Saint Raymond of Peñafort's memorial was on Thursday, in this season of Epiphanytide. I know of him as a high intellectual and a church lawyer - a good reminder to us all that as a human society, the Church has a law of her own to maintain order and to preserve the rights of her members from being subverted, even by her own authorities. The current iteration of Church law is, with some changes, the major revision ordered by the Holy Father John Paul II in the 80s. You may find it here. But back to Saint Raymond, the patron Saint of Church lawyers.

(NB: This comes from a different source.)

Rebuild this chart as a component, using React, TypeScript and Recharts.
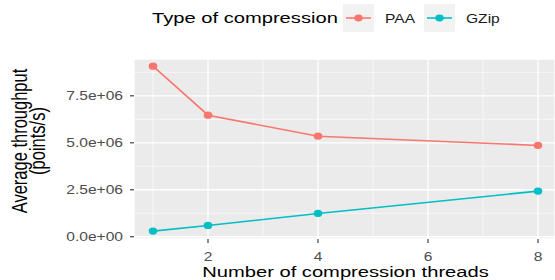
import React from "react";
import { LineChart, Line, XAxis, YAxis, CartesianGrid, Legend } from "recharts";

const threads = [1, 2, 4, 8];
const paaValues = [9.08e6, 6.47e6, 5.35e6, 4.86e6];
const gzipValues = [0.3e6, 0.6e6, 1.24e6, 2.43e6];
const seriesNames = ["PAA", "GZip"];
const seriesColors = ["#F8766D", "#00BFC4"];
const xTicks = [2, 4, 6, 8];
const xMinorTicks = [1, 3, 5, 7];
const yTicks = [0, 2.5e6, 5e6, 7.5e6];
const yTickLabels = ["0.0e+00", "2.5e+06", "5.0e+06", "7.5e+06"];
const yMinorTicks = [1.25e6, 3.75e6, 6.25e6, 8.75e6];
const legendTitle = "Type of compression";
const xTitle = "Number of compression threads";
const yTitleLines = ["Average throughput", "(points/s)"];

const data = threads.map((t, i) => ({
  threads: t,
  [seriesNames[0]]: paaValues[i],
  [seriesNames[1]]: gzipValues[i],
}));

const FONT = "'Liberation Sans', Arial, Helvetica, sans-serif";
const SX = 1.3;

function SText({ x, y, anchor = "start", size, fill, children }: any) {
  return (
    <text
      transform={`translate(${x},${y}) scale(${SX},1)`}
      x={0}
      y={0}
      textAnchor={anchor}
      fontFamily={FONT}
      fontSize={size}
      fill={fill}
    >
      {children}
    </text>
  );
}

function VText({ x, y, size, fill, children }: any) {
  return (
    <text
      transform={`translate(${x},${y}) rotate(-90) scale(1,${SX})`}
      x={0}
      y={0}
      textAnchor="middle"
      fontFamily={FONT}
      fontSize={size}
      fill={fill}
    >
      {children}
    </text>
  );
}

const YTick = (props: any) => {
  const { x, y, payload } = props;
  const idx = yTicks.indexOf(payload.value);
  const label = idx >= 0 ? yTickLabels[idx] : String(payload.value);
  return (
    <SText x={x} y={y + 4.3} anchor="end" size={12} fill="#4D4D4D">
      {label}
    </SText>
  );
};

const XTick = (props: any) => {
  const { x, payload } = props;
  return (
    <SText x={x} y={260.5} anchor="middle" size={12} fill="#4D4D4D">
      {String(payload.value)}
    </SText>
  );
};

const XTitle = (props: any) => {
  const vb = props.viewBox || {};
  const cx = vb.x + vb.width / 2;
  return (
    <SText x={cx + 1} y={277} anchor="middle" size={15.5} fill="#000">
      {xTitle}
    </SText>
  );
};

const YTitle = (props: any) => {
  const vb = props.viewBox || {};
  const cy = (vb.y ?? 59) + (vb.height ?? 180) / 2 - 8;
  return (
    <g className="y-title">
      <VText key="l1" x={27} y={cy} size={16.5} fill="#000">
        {yTitleLines[0]}
      </VText>
      <VText key="l2" x={45} y={cy} size={16.5} fill="#000">
        {yTitleLines[1]}
      </VText>
    </g>
  );
};

const renderLegend = (props: any) => {
  const payload = props.payload || [];
  const keyX = [343, 424];
  const items = seriesNames.map((n, i) => {
    const found = payload.find((p: any) => p.value === n);
    return { value: n, color: found ? found.color : seriesColors[i] };
  });
  return (
    <svg width={555} height={36} style={{ display: "block" }}>
      <SText x={152} y={23} size={15.5} fill="#000">
        {legendTitle}
      </SText>
      {items.map((p: any, i: number) => (
        <g key={p.value}>
          <rect x={keyX[i]} y={4} width={31} height={28} fill="#F2F2F2" />
          <line
            x1={keyX[i] + 3}
            x2={keyX[i] + 28}
            y1={18}
            y2={18}
            stroke={p.color}
            strokeWidth={1.6}
          />
          <ellipse cx={keyX[i] + 15.5} cy={18} rx={4.2} ry={3.4} fill={p.color} />
          <SText x={keyX[i] + 42} y={22.5} size={12} fill="#1A1A1A">
            {p.value}
          </SText>
        </g>
      ))}
    </svg>
  );
};

const makeDot = (color: string) => (p: any) => (
  <ellipse
    key={`d-${color}-${p.index}`}
    cx={p.cx}
    cy={p.cy}
    rx={4.3}
    ry={3.6}
    fill={color}
  />
);

export default function App() {
  return (
    <div style={{ position: "absolute", left: 0, top: 0, width: 555, height: 280, background: "#fff" }}>
      <LineChart
        width={555}
        height={280}
        data={data}
        margin={{ top: 59, right: 0, bottom: 0, left: 0 }}
      >
        <CartesianGrid
          fill="#EBEBEB"
          stroke="#FFFFFF"
          strokeWidth={0.6}
          horizontalValues={yMinorTicks}
          verticalValues={xMinorTicks}
        />
        <CartesianGrid fill="none" stroke="#FFFFFF" strokeWidth={1.3} />
        <XAxis
          dataKey="threads"
          type="number"
          domain={[0.6545, 8.309]}
          ticks={xTicks}
          allowDataOverflow
          height={41}
          axisLine={false}
          tickSize={4}
          tickLine={{ stroke: "#333333", strokeWidth: 1.1 }}
          tick={<XTick />}
          label={{ content: <XTitle /> }}
        />
        <YAxis
          type="number"
          domain={[-0.12e6, 9.46e6]}
          ticks={yTicks}
          allowDataOverflow
          width={134}
          axisLine={false}
          tickSize={4}
          tickMargin={7}
          tickLine={{ stroke: "#333333", strokeWidth: 1.1 }}
          tick={<YTick />}
          label={{ content: <YTitle /> }}
        />
        <Legend
          verticalAlign="middle"
          layout="horizontal"
          wrapperStyle={{ position: "absolute", top: 0, left: 0, width: 555, height: 36 }}
          content={renderLegend}
        />
        {seriesNames.map((name, i) => (
          <Line
            key={name}
            type="linear"
            dataKey={name}
            name={name}
            stroke={seriesColors[i]}
            strokeWidth={1.6}
            dot={makeDot(seriesColors[i])}
            activeDot={false}
            isAnimationActive={false}
          />
        ))}
      </LineChart>
    </div>
  );
}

My source in this paragraph is the online Catholic encyclopedia. Raymond was born near Barcelona in AD 1175, and by his 20th year was already a professor of Church law. He left for Bologna in northern Italy, which had a splendid university, one of the best in that time. There, Raymond held the chair of canon law for three years, achieving great distinction. But, also in Bologna was (and remains today) one of the great houses of the Order of Preachers, the Dominicans, and Raymond entered that Order, once he had returned to Barcelona in 1222. In Barcelona, he also founded the Order of the Mercedarians with Saint Peter Nolasco, and worked for the conversion of Jews and Moslems to the Catholic Faith. As a Dominican, he remained one of the finest canon lawyers of his day. In 1229, he was appointed as personal theologian to the cardinal archbishop of Sabina, John of Abbeville, and within a year was in Rome, appointed chaplain and grand penitentiary to the Holy Father Gregory IX. Now he worked with the Holy Father to reorganise the written law of the Church; this was a major task, since canon law collects itself over time into multiple reference libraries, many of these individual collections containing common material many times copied, and also material that contradicted previously published material. And then there are items that stray away from collections, but are nonetheless referenced. Saint Raymond's effort was promulgated in a Bull by the Holy Father in 1231, that declared it to be the authoritative work to be used by the schools of law; this work was in constant use for centuries until 1917, when it was abrogated and replaced with the Code of Canon Law of the Holy Fathers Pius X and Benedict XV. And now the Holy Father made as to appoint Raymond archbishop of Tarragona, which dignity he promptly refused. He attempted to escape back home to Spain, but was elected master General of the Dominican Order in 1238, only the third in the history of that at-the-time quite young Order. He soon resigned from that post, but only after ordering and revising the Constitutions of the Order. Saint Raymond died at Barcelona in 1275, and was canonised by the Holy Father Clement VIII in 1601.